* Aim of the exercise
Would you retype, exactly and without the pictures, the lines between the line holding "What TikZ code" and the line holding "(0,0) rectangle (584,1321);", inclusive, and nothing else?

━━━ Exercise data ━━━

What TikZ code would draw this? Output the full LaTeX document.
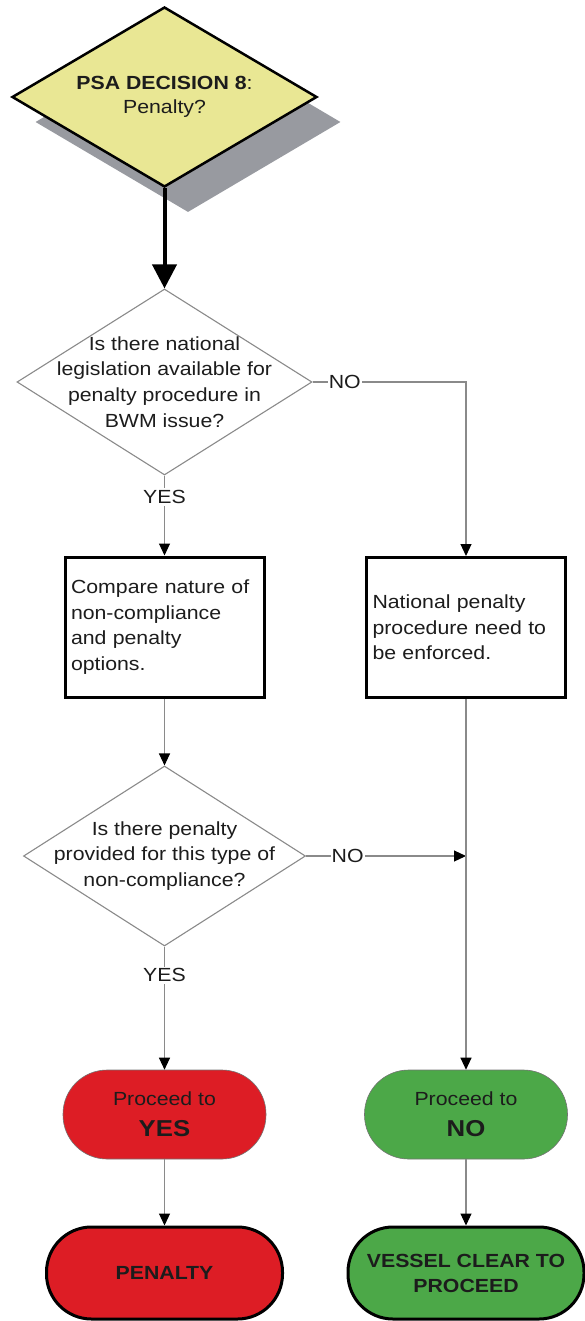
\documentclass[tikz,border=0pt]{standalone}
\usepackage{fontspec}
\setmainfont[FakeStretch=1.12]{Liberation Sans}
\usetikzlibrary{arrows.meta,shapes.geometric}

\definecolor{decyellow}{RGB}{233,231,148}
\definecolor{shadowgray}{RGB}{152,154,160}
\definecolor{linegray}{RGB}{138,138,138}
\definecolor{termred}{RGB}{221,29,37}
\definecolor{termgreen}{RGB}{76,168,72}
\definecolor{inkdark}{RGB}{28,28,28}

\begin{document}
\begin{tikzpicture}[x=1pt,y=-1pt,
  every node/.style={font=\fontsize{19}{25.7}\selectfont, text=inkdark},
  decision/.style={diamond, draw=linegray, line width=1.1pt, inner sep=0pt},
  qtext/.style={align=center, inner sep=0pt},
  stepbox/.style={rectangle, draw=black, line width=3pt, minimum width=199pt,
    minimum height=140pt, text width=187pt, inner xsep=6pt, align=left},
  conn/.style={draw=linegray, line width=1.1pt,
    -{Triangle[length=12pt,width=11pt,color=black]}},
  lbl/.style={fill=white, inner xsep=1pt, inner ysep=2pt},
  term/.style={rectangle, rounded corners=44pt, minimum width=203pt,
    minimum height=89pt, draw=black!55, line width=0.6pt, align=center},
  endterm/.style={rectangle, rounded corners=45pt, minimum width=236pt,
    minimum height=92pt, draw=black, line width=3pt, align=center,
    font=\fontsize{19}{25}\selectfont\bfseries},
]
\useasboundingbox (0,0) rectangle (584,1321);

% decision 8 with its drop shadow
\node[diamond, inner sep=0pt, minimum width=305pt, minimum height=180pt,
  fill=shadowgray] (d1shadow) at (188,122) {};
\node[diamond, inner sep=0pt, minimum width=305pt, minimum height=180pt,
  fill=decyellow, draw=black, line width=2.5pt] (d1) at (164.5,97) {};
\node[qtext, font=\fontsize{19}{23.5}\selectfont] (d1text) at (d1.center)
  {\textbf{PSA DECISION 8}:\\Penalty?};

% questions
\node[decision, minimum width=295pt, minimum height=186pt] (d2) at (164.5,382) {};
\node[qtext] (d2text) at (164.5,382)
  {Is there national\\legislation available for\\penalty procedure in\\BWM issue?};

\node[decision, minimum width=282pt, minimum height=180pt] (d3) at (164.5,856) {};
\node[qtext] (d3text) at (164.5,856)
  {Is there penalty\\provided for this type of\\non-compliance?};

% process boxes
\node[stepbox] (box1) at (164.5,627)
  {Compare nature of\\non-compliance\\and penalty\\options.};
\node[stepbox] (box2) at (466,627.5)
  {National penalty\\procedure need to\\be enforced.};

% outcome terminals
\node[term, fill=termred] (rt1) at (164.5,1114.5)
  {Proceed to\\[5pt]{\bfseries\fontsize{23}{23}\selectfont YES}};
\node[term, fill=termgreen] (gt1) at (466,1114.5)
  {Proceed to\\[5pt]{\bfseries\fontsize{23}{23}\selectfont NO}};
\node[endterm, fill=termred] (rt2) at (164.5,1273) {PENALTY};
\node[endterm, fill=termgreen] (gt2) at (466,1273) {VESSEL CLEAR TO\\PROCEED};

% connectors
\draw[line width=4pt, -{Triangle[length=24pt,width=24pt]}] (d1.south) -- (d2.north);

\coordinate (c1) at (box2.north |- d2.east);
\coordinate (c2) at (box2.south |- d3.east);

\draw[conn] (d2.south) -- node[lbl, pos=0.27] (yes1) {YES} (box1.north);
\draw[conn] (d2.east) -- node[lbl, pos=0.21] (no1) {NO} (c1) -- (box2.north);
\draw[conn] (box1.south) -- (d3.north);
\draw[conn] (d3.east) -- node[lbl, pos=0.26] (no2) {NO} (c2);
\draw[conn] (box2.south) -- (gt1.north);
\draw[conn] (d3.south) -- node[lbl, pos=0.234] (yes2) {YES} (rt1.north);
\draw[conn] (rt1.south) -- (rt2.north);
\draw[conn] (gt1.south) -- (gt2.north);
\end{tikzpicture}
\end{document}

━━━
━━━ Exercise data ━━━

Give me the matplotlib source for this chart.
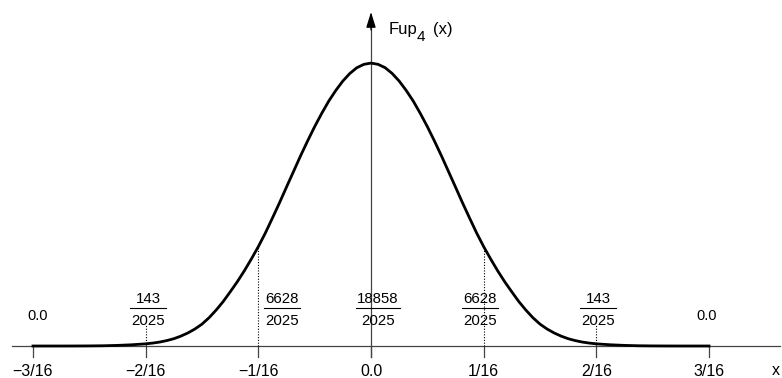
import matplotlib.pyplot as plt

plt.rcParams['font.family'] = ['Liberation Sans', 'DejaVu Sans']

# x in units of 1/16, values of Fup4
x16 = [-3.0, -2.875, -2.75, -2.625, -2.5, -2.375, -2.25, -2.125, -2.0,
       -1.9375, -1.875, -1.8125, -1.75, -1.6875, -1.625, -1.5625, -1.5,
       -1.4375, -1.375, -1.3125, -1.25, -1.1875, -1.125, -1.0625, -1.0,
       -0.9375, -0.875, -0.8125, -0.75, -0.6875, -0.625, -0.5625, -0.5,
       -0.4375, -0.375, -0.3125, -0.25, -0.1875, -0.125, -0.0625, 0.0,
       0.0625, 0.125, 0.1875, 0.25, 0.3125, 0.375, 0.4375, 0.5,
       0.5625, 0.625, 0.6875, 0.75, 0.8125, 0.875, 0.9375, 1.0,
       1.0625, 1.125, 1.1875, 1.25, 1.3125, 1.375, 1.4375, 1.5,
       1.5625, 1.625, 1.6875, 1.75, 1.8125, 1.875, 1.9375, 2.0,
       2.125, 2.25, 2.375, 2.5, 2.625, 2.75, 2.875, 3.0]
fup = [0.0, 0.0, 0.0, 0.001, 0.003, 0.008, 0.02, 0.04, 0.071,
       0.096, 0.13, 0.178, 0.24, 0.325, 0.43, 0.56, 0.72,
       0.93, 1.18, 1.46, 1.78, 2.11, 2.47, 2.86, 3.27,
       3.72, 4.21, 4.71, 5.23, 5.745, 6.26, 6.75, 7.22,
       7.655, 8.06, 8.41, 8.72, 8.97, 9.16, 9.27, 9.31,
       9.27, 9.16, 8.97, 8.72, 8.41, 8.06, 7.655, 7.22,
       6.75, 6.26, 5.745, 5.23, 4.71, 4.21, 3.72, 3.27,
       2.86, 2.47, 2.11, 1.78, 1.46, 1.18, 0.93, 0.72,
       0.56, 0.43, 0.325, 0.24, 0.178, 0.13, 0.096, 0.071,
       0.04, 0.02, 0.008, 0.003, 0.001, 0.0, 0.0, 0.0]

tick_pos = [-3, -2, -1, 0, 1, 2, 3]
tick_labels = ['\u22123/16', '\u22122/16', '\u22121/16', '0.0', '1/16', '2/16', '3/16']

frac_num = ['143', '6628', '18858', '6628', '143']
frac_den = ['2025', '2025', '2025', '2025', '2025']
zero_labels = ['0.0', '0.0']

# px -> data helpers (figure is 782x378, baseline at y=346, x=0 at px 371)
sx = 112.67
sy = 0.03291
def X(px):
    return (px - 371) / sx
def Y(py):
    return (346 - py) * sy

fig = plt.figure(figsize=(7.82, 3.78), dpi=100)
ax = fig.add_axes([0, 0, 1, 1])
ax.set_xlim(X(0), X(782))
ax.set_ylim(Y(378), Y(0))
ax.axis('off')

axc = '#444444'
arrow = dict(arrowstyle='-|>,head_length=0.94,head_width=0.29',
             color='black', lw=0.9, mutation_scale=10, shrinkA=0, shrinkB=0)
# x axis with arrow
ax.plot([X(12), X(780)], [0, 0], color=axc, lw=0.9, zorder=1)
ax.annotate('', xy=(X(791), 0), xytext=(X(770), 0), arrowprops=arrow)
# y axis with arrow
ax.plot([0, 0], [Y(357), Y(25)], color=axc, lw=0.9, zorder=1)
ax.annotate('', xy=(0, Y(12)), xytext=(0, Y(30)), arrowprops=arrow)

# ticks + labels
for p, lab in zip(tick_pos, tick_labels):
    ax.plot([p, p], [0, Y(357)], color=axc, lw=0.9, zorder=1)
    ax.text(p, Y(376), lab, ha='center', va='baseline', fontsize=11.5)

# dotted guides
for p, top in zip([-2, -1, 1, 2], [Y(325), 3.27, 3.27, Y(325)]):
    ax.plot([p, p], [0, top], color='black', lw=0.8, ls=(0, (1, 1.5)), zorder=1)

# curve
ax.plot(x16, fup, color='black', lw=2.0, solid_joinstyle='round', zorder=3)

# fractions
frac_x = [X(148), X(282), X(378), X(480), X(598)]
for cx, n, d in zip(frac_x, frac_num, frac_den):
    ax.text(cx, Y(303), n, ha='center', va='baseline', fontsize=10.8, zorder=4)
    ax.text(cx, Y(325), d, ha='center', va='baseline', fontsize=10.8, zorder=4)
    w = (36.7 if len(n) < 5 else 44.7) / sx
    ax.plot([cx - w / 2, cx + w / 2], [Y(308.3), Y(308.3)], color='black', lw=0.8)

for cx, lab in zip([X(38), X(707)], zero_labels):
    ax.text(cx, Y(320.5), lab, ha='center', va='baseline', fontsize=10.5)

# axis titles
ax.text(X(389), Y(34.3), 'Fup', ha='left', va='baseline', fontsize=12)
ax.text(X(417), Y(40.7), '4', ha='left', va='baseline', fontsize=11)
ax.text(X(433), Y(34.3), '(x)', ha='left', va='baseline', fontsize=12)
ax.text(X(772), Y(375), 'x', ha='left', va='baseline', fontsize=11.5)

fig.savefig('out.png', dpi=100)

━━━

* Task answer
What TikZ code would draw this? Output the full LaTeX document.
\documentclass[tikz,border=0pt]{standalone}
\usepackage{fontspec}
\setmainfont[FakeStretch=1.12]{Liberation Sans}
\usetikzlibrary{arrows.meta,shapes.geometric}

\definecolor{decyellow}{RGB}{233,231,148}
\definecolor{shadowgray}{RGB}{152,154,160}
\definecolor{linegray}{RGB}{138,138,138}
\definecolor{termred}{RGB}{221,29,37}
\definecolor{termgreen}{RGB}{76,168,72}
\definecolor{inkdark}{RGB}{28,28,28}

\begin{document}
\begin{tikzpicture}[x=1pt,y=-1pt,
  every node/.style={font=\fontsize{19}{25.7}\selectfont, text=inkdark},
  decision/.style={diamond, draw=linegray, line width=1.1pt, inner sep=0pt},
  qtext/.style={align=center, inner sep=0pt},
  stepbox/.style={rectangle, draw=black, line width=3pt, minimum width=199pt,
    minimum height=140pt, text width=187pt, inner xsep=6pt, align=left},
  conn/.style={draw=linegray, line width=1.1pt,
    -{Triangle[length=12pt,width=11pt,color=black]}},
  lbl/.style={fill=white, inner xsep=1pt, inner ysep=2pt},
  term/.style={rectangle, rounded corners=44pt, minimum width=203pt,
    minimum height=89pt, draw=black!55, line width=0.6pt, align=center},
  endterm/.style={rectangle, rounded corners=45pt, minimum width=236pt,
    minimum height=92pt, draw=black, line width=3pt, align=center,
    font=\fontsize{19}{25}\selectfont\bfseries},
]
\useasboundingbox (0,0) rectangle (584,1321);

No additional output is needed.